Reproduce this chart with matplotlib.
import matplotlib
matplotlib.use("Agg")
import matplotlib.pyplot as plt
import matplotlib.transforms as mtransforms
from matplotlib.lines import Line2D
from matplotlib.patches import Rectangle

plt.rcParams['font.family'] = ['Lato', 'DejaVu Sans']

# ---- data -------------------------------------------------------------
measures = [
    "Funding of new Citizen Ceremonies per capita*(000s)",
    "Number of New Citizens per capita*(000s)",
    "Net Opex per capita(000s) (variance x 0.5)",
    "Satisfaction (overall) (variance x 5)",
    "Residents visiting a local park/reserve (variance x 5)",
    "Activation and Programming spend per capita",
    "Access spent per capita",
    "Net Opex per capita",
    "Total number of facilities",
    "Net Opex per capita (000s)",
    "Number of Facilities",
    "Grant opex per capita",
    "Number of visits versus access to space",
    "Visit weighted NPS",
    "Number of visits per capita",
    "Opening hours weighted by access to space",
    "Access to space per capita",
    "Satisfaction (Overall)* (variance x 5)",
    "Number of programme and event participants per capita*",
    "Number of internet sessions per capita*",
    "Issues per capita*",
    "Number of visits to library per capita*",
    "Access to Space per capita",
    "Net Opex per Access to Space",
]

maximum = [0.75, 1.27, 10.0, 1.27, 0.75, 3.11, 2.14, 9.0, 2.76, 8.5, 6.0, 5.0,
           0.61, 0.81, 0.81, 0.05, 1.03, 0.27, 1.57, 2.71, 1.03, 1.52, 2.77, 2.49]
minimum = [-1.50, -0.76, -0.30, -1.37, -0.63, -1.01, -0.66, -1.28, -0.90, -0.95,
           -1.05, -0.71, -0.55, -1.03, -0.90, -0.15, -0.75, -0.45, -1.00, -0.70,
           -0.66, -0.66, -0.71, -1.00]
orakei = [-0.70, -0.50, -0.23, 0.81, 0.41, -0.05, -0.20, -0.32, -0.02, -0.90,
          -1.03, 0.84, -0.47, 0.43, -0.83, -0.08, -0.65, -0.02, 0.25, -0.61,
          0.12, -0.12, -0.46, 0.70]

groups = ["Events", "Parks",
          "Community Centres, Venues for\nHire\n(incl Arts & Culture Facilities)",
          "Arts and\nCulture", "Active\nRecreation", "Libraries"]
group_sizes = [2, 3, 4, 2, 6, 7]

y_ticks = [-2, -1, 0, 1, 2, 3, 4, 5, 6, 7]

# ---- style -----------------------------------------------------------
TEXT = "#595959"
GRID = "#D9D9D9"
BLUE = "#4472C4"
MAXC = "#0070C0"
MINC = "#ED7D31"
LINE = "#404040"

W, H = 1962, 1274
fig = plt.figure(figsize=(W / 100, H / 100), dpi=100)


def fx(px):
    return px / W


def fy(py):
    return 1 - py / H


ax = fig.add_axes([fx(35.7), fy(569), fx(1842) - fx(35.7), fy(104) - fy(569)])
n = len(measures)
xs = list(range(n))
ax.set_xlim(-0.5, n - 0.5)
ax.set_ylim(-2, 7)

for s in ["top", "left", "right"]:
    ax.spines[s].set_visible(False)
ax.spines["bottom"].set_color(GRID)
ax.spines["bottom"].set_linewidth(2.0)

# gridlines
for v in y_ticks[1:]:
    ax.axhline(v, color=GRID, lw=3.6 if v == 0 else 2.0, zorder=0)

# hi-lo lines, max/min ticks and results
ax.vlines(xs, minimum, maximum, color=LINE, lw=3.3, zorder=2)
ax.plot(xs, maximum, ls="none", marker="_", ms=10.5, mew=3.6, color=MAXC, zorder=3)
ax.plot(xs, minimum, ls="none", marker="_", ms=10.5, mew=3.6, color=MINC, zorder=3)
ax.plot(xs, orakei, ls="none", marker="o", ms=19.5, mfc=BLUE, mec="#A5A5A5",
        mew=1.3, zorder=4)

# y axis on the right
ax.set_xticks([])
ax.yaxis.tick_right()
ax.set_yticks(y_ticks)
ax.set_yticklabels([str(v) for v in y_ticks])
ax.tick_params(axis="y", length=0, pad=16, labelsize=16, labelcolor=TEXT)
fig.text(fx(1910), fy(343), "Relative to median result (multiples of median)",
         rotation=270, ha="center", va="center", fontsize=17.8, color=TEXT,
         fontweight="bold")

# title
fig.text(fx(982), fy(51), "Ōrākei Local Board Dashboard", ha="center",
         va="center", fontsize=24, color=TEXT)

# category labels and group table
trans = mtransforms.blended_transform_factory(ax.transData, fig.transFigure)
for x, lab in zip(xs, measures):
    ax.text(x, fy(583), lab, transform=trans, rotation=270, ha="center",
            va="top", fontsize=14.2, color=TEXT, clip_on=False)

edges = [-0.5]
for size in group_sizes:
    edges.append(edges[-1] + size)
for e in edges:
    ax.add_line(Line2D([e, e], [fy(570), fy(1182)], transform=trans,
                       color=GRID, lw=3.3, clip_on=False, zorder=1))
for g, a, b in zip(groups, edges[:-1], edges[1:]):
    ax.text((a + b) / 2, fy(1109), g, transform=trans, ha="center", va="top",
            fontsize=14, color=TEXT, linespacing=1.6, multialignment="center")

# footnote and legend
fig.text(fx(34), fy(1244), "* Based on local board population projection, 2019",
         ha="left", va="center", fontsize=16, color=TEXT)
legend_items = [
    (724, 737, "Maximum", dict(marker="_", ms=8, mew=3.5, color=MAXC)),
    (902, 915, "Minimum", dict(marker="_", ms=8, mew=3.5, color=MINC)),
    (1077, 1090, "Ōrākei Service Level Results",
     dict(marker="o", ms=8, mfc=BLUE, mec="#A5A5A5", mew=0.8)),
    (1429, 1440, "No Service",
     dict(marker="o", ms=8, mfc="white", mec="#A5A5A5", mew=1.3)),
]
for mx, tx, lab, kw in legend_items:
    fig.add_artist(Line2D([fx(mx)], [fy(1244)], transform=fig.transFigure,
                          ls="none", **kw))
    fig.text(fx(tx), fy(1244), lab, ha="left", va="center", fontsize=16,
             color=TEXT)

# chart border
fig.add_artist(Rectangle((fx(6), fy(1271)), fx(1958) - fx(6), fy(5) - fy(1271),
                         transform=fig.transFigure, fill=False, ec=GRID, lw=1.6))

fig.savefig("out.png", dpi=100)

> [Exercise objective] Without changing a word, restate the whole listing.

> [Exercise response]
Reproduce this chart with matplotlib.
import matplotlib
matplotlib.use("Agg")
import matplotlib.pyplot as plt
import matplotlib.transforms as mtransforms
from matplotlib.lines import Line2D
from matplotlib.patches import Rectangle

plt.rcParams['font.family'] = ['Lato', 'DejaVu Sans']

# ---- data -------------------------------------------------------------
measures = [
    "Funding of new Citizen Ceremonies per capita*(000s)",
    "Number of New Citizens per capita*(000s)",
    "Net Opex per capita(000s) (variance x 0.5)",
    "Satisfaction (overall) (variance x 5)",
    "Residents visiting a local park/reserve (variance x 5)",
    "Activation and Programming spend per capita",
    "Access spent per capita",
    "Net Opex per capita",
    "Total number of facilities",
    "Net Opex per capita (000s)",
    "Number of Facilities",
    "Grant opex per capita",
    "Number of visits versus access to space",
    "Visit weighted NPS",
    "Number of visits per capita",
    "Opening hours weighted by access to space",
    "Access to space per capita",
    "Satisfaction (Overall)* (variance x 5)",
    "Number of programme and event participants per capita*",
    "Number of internet sessions per capita*",
    "Issues per capita*",
    "Number of visits to library per capita*",
    "Access to Space per capita",
    "Net Opex per Access to Space",
]

maximum = [0.75, 1.27, 10.0, 1.27, 0.75, 3.11, 2.14, 9.0, 2.76, 8.5, 6.0, 5.0,
           0.61, 0.81, 0.81, 0.05, 1.03, 0.27, 1.57, 2.71, 1.03, 1.52, 2.77, 2.49]
minimum = [-1.50, -0.76, -0.30, -1.37, -0.63, -1.01, -0.66, -1.28, -0.90, -0.95,
           -1.05, -0.71, -0.55, -1.03, -0.90, -0.15, -0.75, -0.45, -1.00, -0.70,
           -0.66, -0.66, -0.71, -1.00]
orakei = [-0.70, -0.50, -0.23, 0.81, 0.41, -0.05, -0.20, -0.32, -0.02, -0.90,
          -1.03, 0.84, -0.47, 0.43, -0.83, -0.08, -0.65, -0.02, 0.25, -0.61,
          0.12, -0.12, -0.46, 0.70]

groups = ["Events", "Parks",
          "Community Centres, Venues for\nHire\n(incl Arts & Culture Facilities)",
          "Arts and\nCulture", "Active\nRecreation", "Libraries"]
group_sizes = [2, 3, 4, 2, 6, 7]

y_ticks = [-2, -1, 0, 1, 2, 3, 4, 5, 6, 7]

# ---- style -----------------------------------------------------------
TEXT = "#595959"
GRID = "#D9D9D9"
BLUE = "#4472C4"
MAXC = "#0070C0"
MINC = "#ED7D31"
LINE = "#404040"

W, H = 1962, 1274
fig = plt.figure(figsize=(W / 100, H / 100), dpi=100)


def fx(px):
    return px / W


def fy(py):
    return 1 - py / H


ax = fig.add_axes([fx(35.7), fy(569), fx(1842) - fx(35.7), fy(104) - fy(569)])
n = len(measures)
xs = list(range(n))
ax.set_xlim(-0.5, n - 0.5)
ax.set_ylim(-2, 7)

for s in ["top", "left", "right"]:
    ax.spines[s].set_visible(False)
ax.spines["bottom"].set_color(GRID)
ax.spines["bottom"].set_linewidth(2.0)

# gridlines
for v in y_ticks[1:]:
    ax.axhline(v, color=GRID, lw=3.6 if v == 0 else 2.0, zorder=0)

# hi-lo lines, max/min ticks and results
ax.vlines(xs, minimum, maximum, color=LINE, lw=3.3, zorder=2)
ax.plot(xs, maximum, ls="none", marker="_", ms=10.5, mew=3.6, color=MAXC, zorder=3)
ax.plot(xs, minimum, ls="none", marker="_", ms=10.5, mew=3.6, color=MINC, zorder=3)
ax.plot(xs, orakei, ls="none", marker="o", ms=19.5, mfc=BLUE, mec="#A5A5A5",
        mew=1.3, zorder=4)

# y axis on the right
ax.set_xticks([])
ax.yaxis.tick_right()
ax.set_yticks(y_ticks)
ax.set_yticklabels([str(v) for v in y_ticks])
ax.tick_params(axis="y", length=0, pad=16, labelsize=16, labelcolor=TEXT)
fig.text(fx(1910), fy(343), "Relative to median result (multiples of median)",
         rotation=270, ha="center", va="center", fontsize=17.8, color=TEXT,
         fontweight="bold")

# title
fig.text(fx(982), fy(51), "Ōrākei Local Board Dashboard", ha="center",
         va="center", fontsize=24, color=TEXT)

# category labels and group table
trans = mtransforms.blended_transform_factory(ax.transData, fig.transFigure)
for x, lab in zip(xs, measures):
    ax.text(x, fy(583), lab, transform=trans, rotation=270, ha="center",
            va="top", fontsize=14.2, color=TEXT, clip_on=False)

edges = [-0.5]
for size in group_sizes:
    edges.append(edges[-1] + size)
for e in edges:
    ax.add_line(Line2D([e, e], [fy(570), fy(1182)], transform=trans,
                       color=GRID, lw=3.3, clip_on=False, zorder=1))
for g, a, b in zip(groups, edges[:-1], edges[1:]):
    ax.text((a + b) / 2, fy(1109), g, transform=trans, ha="center", va="top",
            fontsize=14, color=TEXT, linespacing=1.6, multialignment="center")

# footnote and legend
fig.text(fx(34), fy(1244), "* Based on local board population projection, 2019",
         ha="left", va="center", fontsize=16, color=TEXT)
legend_items = [
    (724, 737, "Maximum", dict(marker="_", ms=8, mew=3.5, color=MAXC)),
    (902, 915, "Minimum", dict(marker="_", ms=8, mew=3.5, color=MINC)),
    (1077, 1090, "Ōrākei Service Level Results",
     dict(marker="o", ms=8, mfc=BLUE, mec="#A5A5A5", mew=0.8)),
    (1429, 1440, "No Service",
     dict(marker="o", ms=8, mfc="white", mec="#A5A5A5", mew=1.3)),
]
for mx, tx, lab, kw in legend_items:
    fig.add_artist(Line2D([fx(mx)], [fy(1244)], transform=fig.transFigure,
                          ls="none", **kw))
    fig.text(fx(tx), fy(1244), lab, ha="left", va="center", fontsize=16,
             color=TEXT)

# chart border
fig.add_artist(Rectangle((fx(6), fy(1271)), fx(1958) - fx(6), fy(5) - fy(1271),
                         transform=fig.transFigure, fill=False, ec=GRID, lw=1.6))

fig.savefig("out.png", dpi=100)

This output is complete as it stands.